Posted to users@spamassassin.apache.org by Justin Mason <jm...@jmason.org> on 2004/09/04 01:09:54 UTC

Re: shifting the midpoint between the average spam and average ham

-----BEGIN PGP SIGNED MESSAGE-----
Hash: SHA1


Joe Emenaker writes:
> Joe Flowers wrote:
> 
> >> If your "spread" is good and it's just the threshold that needs 
> >> adjusting, it would be trivial to make a rule that fires on every 
> >> message and give > it a score equal to the desired difference...
> >
> > Thanks Pierre. That may be what I have to do, if noone has a better idea.
> 
> Actually, what this discussion has inspired me to do is to investigate 
> the idea of having a script auto-adjust each user's spam_threshold.
> 
> Currently, I've got a setup where users have two trash folders: one for 
> spam, one for ham. Every hour, a cron job runs sa-learn on the contents 
> of those folders. However, something *else* that it does is it records 
> each message to a "spamlog", which holds the SA spam score and whether 
> or not the user felt that it was spam or not.
> 
> Originally, I did it so that I could give users personalized values in a 
> page which would look like this 
> (http://fruitpie.blastpoint.com/~jemenake/spamreport.cgi). However, 
> after reading this thread, I think I'm deciding that this isn't 
> necessary. The user can just indicate what their desired level of 
> false-positives or false-negatives is.

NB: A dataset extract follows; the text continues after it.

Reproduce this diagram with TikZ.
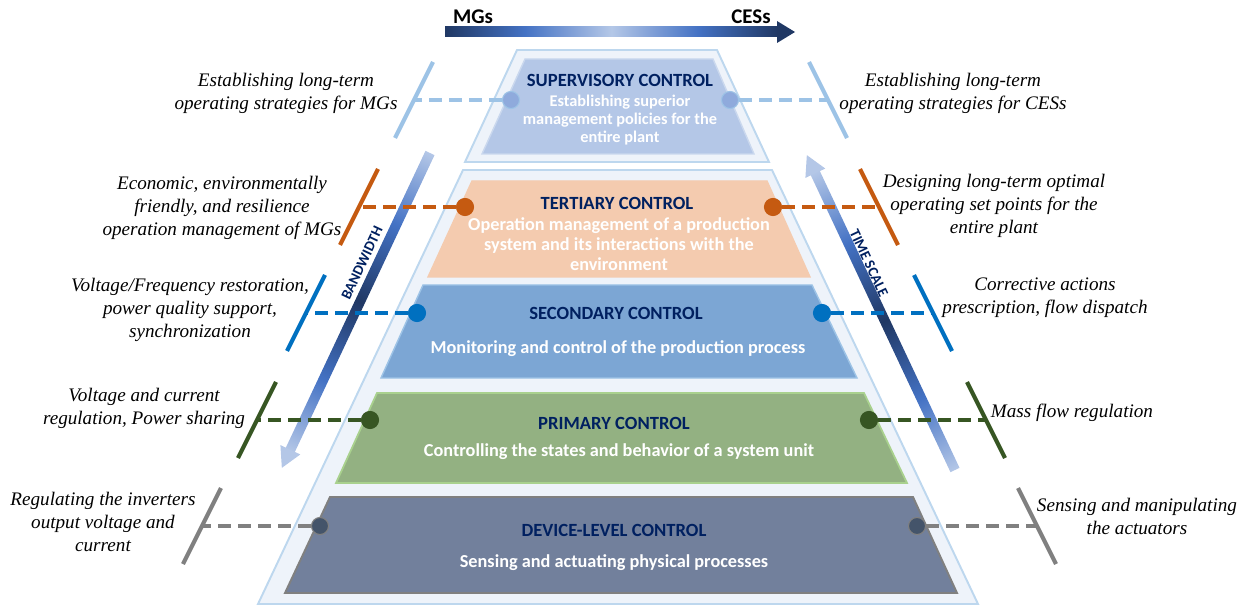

Then, my hourly script, after it 
> runs sa-learn and updates the spamlog, it could run some stats on the 
> updated spam log and figure out the best spam_threshold in order to 
> achive the user's desired FP or FN rate.

that sounds pretty cool.  suggestion: get it to record what rules
hit and what those rules' scores were.

- --j.
-----BEGIN PGP SIGNATURE-----
Version: GnuPG v1.2.4 (GNU/Linux)
Comment: Exmh CVS

iD8DBQFBOPnBQTcbUG5Y7woRAoQZAJ0VAJoCMTo6OgPI2cf+odoBzryOzgCgxU2t
P3fjukvVJf5EO/rCfn2Rn68=
=W71z
-----END PGP SIGNATURE-----

Re: shifting the midpoint between the average spam and average ham

Posted by Joe Emenaker <jo...@emenaker.com>.

Justin Mason wrote:

>that sounds pretty cool.  suggestion: get it to record what rules
>hit and what those rules' scores were.
>  
>
Actually, I'm already doing it for Bayes. When I turned off autolearning 
and went solely with manual-training of the Bayes db, I was interested 
to see if Bayes, alone, was significantly more accurate than the entire 
set of the SA rules. If so, then I'd increase the weighting of Bayes 
significantly.

- Joe

-- 
When freedom gives way to tyranny, it is not because tyranny comes
dressed as a wolf. Rather, it comes dressed as a shepherd,
pointing out other wolves. Go *read* the Patriot Act.